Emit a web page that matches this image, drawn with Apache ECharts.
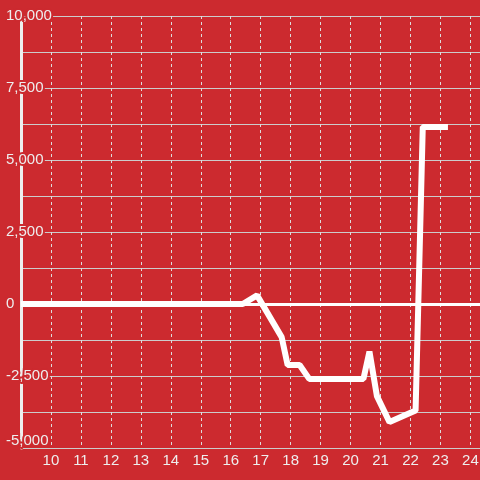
<!DOCTYPE html>
<html>
<head>
<meta charset="UTF-8">
<title>chart</title>
<script src="https://cdn.jsdelivr.net/npm/echarts@6/dist/echarts.min.js"></script>
<style>
  html, body { margin: 0; padding: 0; background: #cc2a2f; }
</style>
</head>
<body>
<div id="main" style="width: 480px;height:480px;"></div>
<script type="text/javascript">
// x positions and values
var xs = [9, 16.4, 16.88, 17.7, 17.9, 18.3, 18.62, 20.43, 20.63, 20.88, 21.3, 22.17, 22.41, 23.25];
var ys = [0, 0, 300, -1150, -2120, -2120, -2600, -2600, -1650, -3200, -4100, -3700, 6150, 6150];
var yTicks = [-5000, 10000, 2500];   // min, max, step
var xTicks = [9, 24.32, 1];

var points = [];
for (var i = 0; i < xs.length; i++) {
  points.push([xs[i], ys[i]]);
}

var bg = '#cc2a2f';
var myChart = echarts.init(document.getElementById('main'));

var option = {
  backgroundColor: bg,
  animation: false,
  grid: { left: 21, right: 0, top: 16, bottom: 32, outerBoundsMode: 'none' },
  xAxis: {
    type: 'value',
    min: xTicks[0],
    max: xTicks[1],
    interval: xTicks[2],
    axisLine: { show: false },
    axisTick: { show: false },
    axisLabel: {
      color: '#eee',
      fontSize: 15,
      fontFamily: 'Liberation Sans',
      margin: 5,
      showMinLabel: false,
      showMaxLabel: false
    },
    splitLine: { show: true, lineStyle: { color: '#ddd', width: 1, type: [3, 3] } }
  },
  yAxis: {
    type: 'value',
    min: yTicks[0],
    max: yTicks[1],
    interval: yTicks[2],
    axisLine: { show: true, lineStyle: { color: '#eee', width: 3 } },
    axisTick: { show: false },
    axisLabel: {
      color: '#eee',
      fontSize: 15,
      fontFamily: 'Liberation Sans',
      align: 'left',
      margin: 15,
      verticalAlignMinLabel: 'bottom',
      textBorderColor: bg,
      textBorderWidth: 4,
      formatter: function (v) { return v.toLocaleString('en-US'); }
    },
    splitLine: { show: true, lineStyle: { color: '#ccc', width: 1 } },
    minorTick: { show: false, splitNumber: 2 },
    minorSplitLine: { show: true, lineStyle: { color: '#ccc', width: 1 } }
  },
  series: [{
    type: 'line',
    data: points,
    showSymbol: false,
    symbol: 'none',
    lineStyle: { color: '#fff', width: 6 },
    markLine: {
      silent: true,
      symbol: 'none',
      label: { show: false },
      lineStyle: { color: '#fff', width: 3, type: 'solid' },
      data: [{ yAxis: 0 }]
    }
  }]
};
myChart.setOption(option);
</script>
</body>
</html>
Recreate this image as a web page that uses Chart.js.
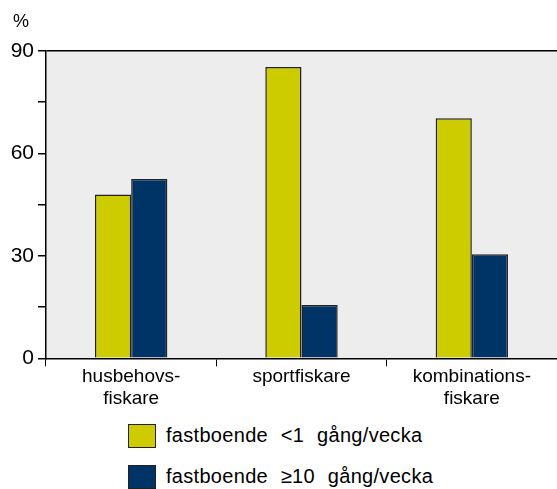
<!DOCTYPE html>
<html lang="sv">
<head>
    <meta charset="UTF-8">
    <title>Fiskare - fastboende</title>
    <script src="https://cdn.jsdelivr.net/npm/chart.js"></script>
    <style>
        body {
            margin: 0;
            background: #fff;
            font-family: "Liberation Sans", Arial, sans-serif;
        }
        .wrap {
            position: relative;
            width: 557px;
            height: 489px;
            overflow: hidden;
        }
        #chart {
            position: absolute;
            left: 0;
            top: 0;
        }
        .legend {
            position: absolute;
            left: 128px;
            top: 423px;
        }
        .legend-item {
            display: flex;
            align-items: center;
            height: 25px;
            margin-bottom: 16px;
            font-size: 20px;
            word-spacing: 7px;
            letter-spacing: 0.3px;
            color: #000;
        }
        .legend-box {
            width: 26px;
            height: 22px;
            border: 1.5px solid #222;
            margin-right: 10px;
        }
    </style>
</head>
<body>
    <div class="wrap">
        <canvas id="chart" width="557" height="410"></canvas>
        <div id="legend" class="legend"></div>
    </div>

    <script>
        // Data
        const categories = [['husbehovs-', 'fiskare'], ['sportfiskare'], ['kombinations-', 'fiskare']];
        const seriesNames = ['fastboende <1 gång/vecka', 'fastboende \u226510 gång/vecka'];
        const lessThanOne = [48, 85.3, 70.3];
        const tenOrMore = [52.5, 15.6, 30.5];
        const seriesColors = ['#cccc00', '#003366'];
        const yTicksLabelled = [0, 30, 60, 90];

        Chart.defaults.font.family = '"Liberation Sans", Arial, sans-serif';
        Chart.defaults.color = '#000';

        // gray plot background + the "%" unit label
        const plotBg = {
            id: 'plotBg',
            beforeDraw(chart) {
                const a = chart.chartArea;
                const ctx = chart.ctx;
                ctx.save();
                ctx.fillStyle = '#ededed';
                ctx.fillRect(a.left, a.top, chart.width - a.left, a.bottom - a.top);
                ctx.restore();
            },
            afterDraw(chart) {
                const ctx = chart.ctx;
                ctx.save();
                ctx.font = '18px "Liberation Sans", Arial, sans-serif';
                ctx.fillStyle = '#000';
                ctx.textAlign = 'center';
                ctx.textBaseline = 'middle';
                ctx.fillText('%', 21, 22);
                ctx.restore();
            }
        };

        const chart = new Chart(document.getElementById('chart'), {
            type: 'bar',
            data: {
                labels: categories,
                datasets: [
                    {
                        label: seriesNames[0],
                        data: lessThanOne,
                        backgroundColor: seriesColors[0],
                        borderColor: '#222',
                        borderWidth: 1.5
                    },
                    {
                        label: seriesNames[1],
                        data: tenOrMore,
                        backgroundColor: seriesColors[1],
                        borderColor: '#222',
                        borderWidth: 1.5
                    }
                ]
            },
            options: {
                responsive: false,
                animation: false,
                categoryPercentage: 0.425,
                barPercentage: 1.0,
                layout: {
                    padding: { top: 51, right: 0, bottom: 0, left: 0 }
                },
                plugins: {
                    legend: { display: false },
                    tooltip: { enabled: false }
                },
                scales: {
                    x: {
                        grid: {
                            offset: true,
                            drawOnChartArea: false,
                            tickLength: 8,
                            color: '#000'
                        },
                        border: { color: '#000', width: 1.5 },
                        ticks: {
                            font: { size: 19, lineHeight: 1.15 },
                            color: '#000',
                            padding: 0,
                            maxRotation: 0,
                            autoSkip: false
                        }
                    },
                    y: {
                        min: 0,
                        max: 90,
                        afterFit(scale) { scale.width = 46; },
                        grid: {
                            color: ctx => (ctx.tick && ctx.tick.value === 90) ? '#000' : 'rgba(0,0,0,0)',
                            lineWidth: 1.5,
                            tickColor: '#000',
                            tickLength: 8
                        },
                        border: { color: '#000', width: 1.5 },
                        ticks: {
                            stepSize: 15,
                            font: { size: 21 },
                            color: '#000',
                            padding: 4,
                            callback: v => yTicksLabelled.includes(v) ? String(v) : ''
                        }
                    }
                }
            },
            plugins: [plotBg]
        });

        // legend as html, stacked vertically
        const legendEl = document.getElementById('legend');
        chart.data.datasets.forEach(ds => {
            const item = document.createElement('div');
            item.className = 'legend-item';
            const box = document.createElement('span');
            box.className = 'legend-box';
            box.style.background = ds.backgroundColor;
            const txt = document.createElement('span');
            txt.textContent = ds.label;
            item.appendChild(box);
            item.appendChild(txt);
            legendEl.appendChild(item);
        });
    </script>
</body>
</html>
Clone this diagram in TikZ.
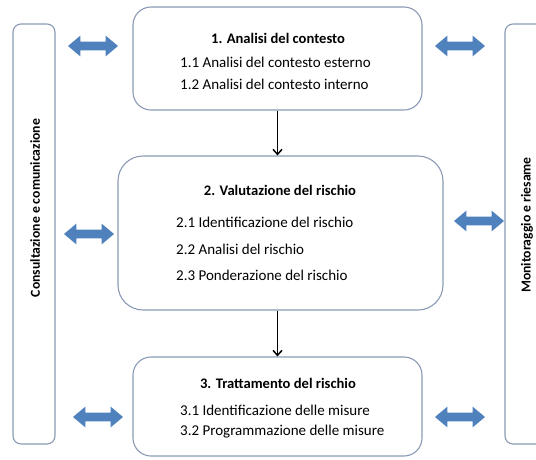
\documentclass[tikz,border=0pt]{standalone}
\usepackage{fontspec}
\setmainfont{Carlito}
\usetikzlibrary{shapes.arrows,arrows.meta}
\definecolor{bord}{HTML}{8A9AB5}
\definecolor{arr}{HTML}{4F81BD}
\begin{document}
\begin{tikzpicture}[x=1pt,y=-1pt,
  box/.style={draw=bord, line width=1.1pt, fill=white, inner sep=0pt},
  ttl/.style={font=\fontsize{14.6}{17}\selectfont\bfseries, inner sep=0pt},
  itm/.style={font=\fontsize{15}{17}\selectfont, inner sep=0pt, anchor=west},
  side/.style={font=\fontsize{13.7}{16}\selectfont\bfseries, inner sep=0pt, rotate=90},
  darr/.style={double arrow, fill=arr, draw=none,
    minimum height=50pt, double arrow head extend=6pt, double arrow tip angle=80, inner sep=0pt},
  flow/.style={-{Straight Barb[length=5pt,width=9pt,line width=1.5pt]}, line width=1.6pt, black}]
\clip (0,0) rectangle (536,459);
\fill[white] (0,0) rectangle (536,459);
% side boxes
\node[box, minimum width=42pt, minimum height=420pt, rounded corners=8pt] (lb) at (34,234) {};
\node[box, minimum width=55pt, minimum height=420pt, rounded corners=8pt] (rb) at (532.5,234) {};
\node[side] (lt) at (35,208) {Consultazione e comunicazione};
\node[side] (rt) at (527,225) {Monitoraggio e riesame};
% main boxes
\node[box, minimum width=289pt, minimum height=103pt, rounded corners=18pt] (b1) at (277.5,58.5) {};
\node[box, minimum width=325pt, minimum height=154pt, rounded corners=25pt] (b2) at (280.5,233) {};
\node[box, minimum width=289pt, minimum height=99pt, rounded corners=18pt] (b3) at (277.5,406.5) {};
% texts
\node[ttl] (t1) at (278,38) {1. Analisi del contesto};
\node[itm] (i11) at (180,62) {1.1 Analisi del contesto esterno};
\node[itm] (i12) at (180,84) {1.2 Analisi del contesto interno};
\node[ttl] (t2) at (280,190) {2. Valutazione del rischio};
\node[itm] (i21) at (176,222) {2.1 Identificazione del rischio};
\node[itm] (i22) at (176,249) {2.2 Analisi del rischio};
\node[itm] (i23) at (176,275) {2.3 Ponderazione del rischio};
\node[ttl] (t3) at (278,383) {3. Trattamento del rischio};
\node[itm] (i31) at (180,410) {3.1 Identificazione delle misure};
\node[itm] (i32) at (180,432) {3.2 Programmazione delle misure};
% flow arrows
\draw[flow] (b1.south) -- (b1.south |- b2.north);
\draw[flow] (b1.south |- b2.south) -- (b3.north);
% double arrows
\node[darr] (a1l) at (93,46) {\rule{0pt}{8.5pt}};
\node[darr] (a1r) at (460,46) {\rule{0pt}{8.5pt}};
\node[darr] (a2l) at (89,234) {\rule{0pt}{8.5pt}};
\node[darr] (a2r) at (479,221) {\rule{0pt}{8.5pt}};
\node[darr] (a3l) at (98,417) {\rule{0pt}{8.5pt}};
\node[darr] (a3r) at (460,417) {\rule{0pt}{8.5pt}};
\end{tikzpicture}
\end{document}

□ □ □

*Set task*
Leave the pictures out and repeat exactly the lines from the beginning of the records to the line bearing "var xTicks = [9, 24.32, 1];", both ends counted.

*Answer below*
Emit a web page that matches this image, drawn with Apache ECharts.
<!DOCTYPE html>
<html>
<head>
<meta charset="UTF-8">
<title>chart</title>
<script src="https://cdn.jsdelivr.net/npm/echarts@6/dist/echarts.min.js"></script>
<style>
  html, body { margin: 0; padding: 0; background: #cc2a2f; }
</style>
</head>
<body>
<div id="main" style="width: 480px;height:480px;"></div>
<script type="text/javascript">
// x positions and values
var xs = [9, 16.4, 16.88, 17.7, 17.9, 18.3, 18.62, 20.43, 20.63, 20.88, 21.3, 22.17, 22.41, 23.25];
var ys = [0, 0, 300, -1150, -2120, -2120, -2600, -2600, -1650, -3200, -4100, -3700, 6150, 6150];
var yTicks = [-5000, 10000, 2500];   // min, max, step
var xTicks = [9, 24.32, 1];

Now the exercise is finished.